I am a junkie for horror movies. I will watch just about anything in the genre. The scarier the better, I say. Last year I saw Hereditary, which I deemed the scariest and best horror movie since The Exorcist. It’s a masterpiece for the genre in my opinion. Its greatest attribute was the way it began with a little spark of unease and never let up. The feeling of dread only ever grew more and more intense. There was never a moment, as in most horror movies, where you have a chance to exhale, to chuckle, or release the tension in any way. It just kept stoking the fire of discomfort all the way to the credits.

It was awesome.

That it was made by a first-time director, Ari Aster is even more astounding. Naturally I was eager to see what his follow-up feature would be.

Today it was released.

midsommar.png

Midsommar is a movie about a Sweedish commune, filled with picturesque landscapes, beautiful people, bright skies, and the bizarre pagan rituals they still follow after thousands of years.

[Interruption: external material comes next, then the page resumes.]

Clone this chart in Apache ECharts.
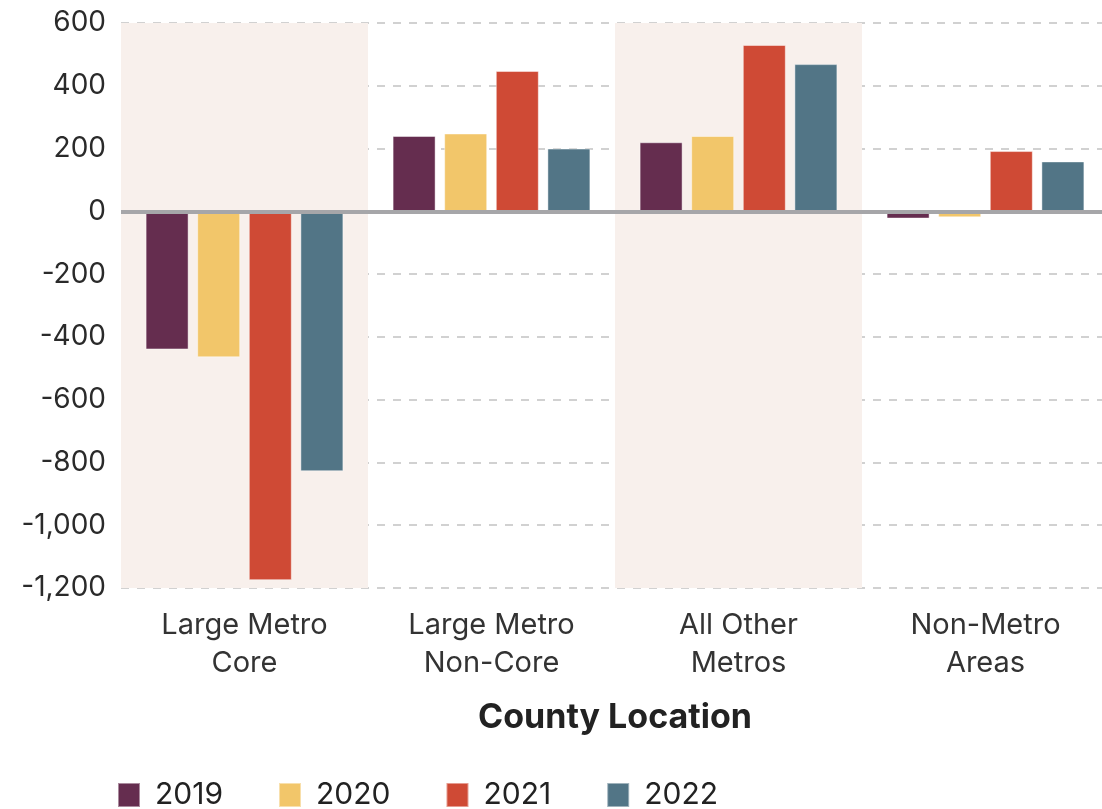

On the surface it’s a great premise for a horror movie.

Too bad it forgot ever to be horrifying.

My full review will be up on Cultofwhatever soon, but in the meantime here’s a snippet, followed by the final grade:

You can forget all of that in Midsommar. This movie has loooong stretches of nothingness. Again, it's beautiful to look at, I gotta hand it to the cinematographer, art director, et al, but still: Nothing happens for dozens of minutes at a time, and then when something does happen, it's just bizarre for the sake of it. I can count on one hand the number of times I felt anything close to the feeling of dread and unease that Hereditary made me feel every second of its runtime.

Sorry I can't really talk about the movie, I can only talk around it. I can't talk about it because there's nothing to talk about. It's about a little Sweedish commune that holds to some pagan religious customs and a group of college kids visit and get roped into it. That sounds like a solid enough premise, but the movie wastes its opening hour saying what could be said in half the time, showing what could be shown in half the time, doing what could be done in half the time. It's not a "slow burn" because a "slow burn horror" eventually reaching a breaking point and becomes a frenetic, insane, pulse-pounding movie. It’s also not a horror because it never gets around to actually horrifying the audience.

It’s just…there.

5/10 - It was stupid. It wasn't gripping. It wasn't unsettling. It was occasionally (like, four occasions) shocking, but mostly long, slow, and dumb.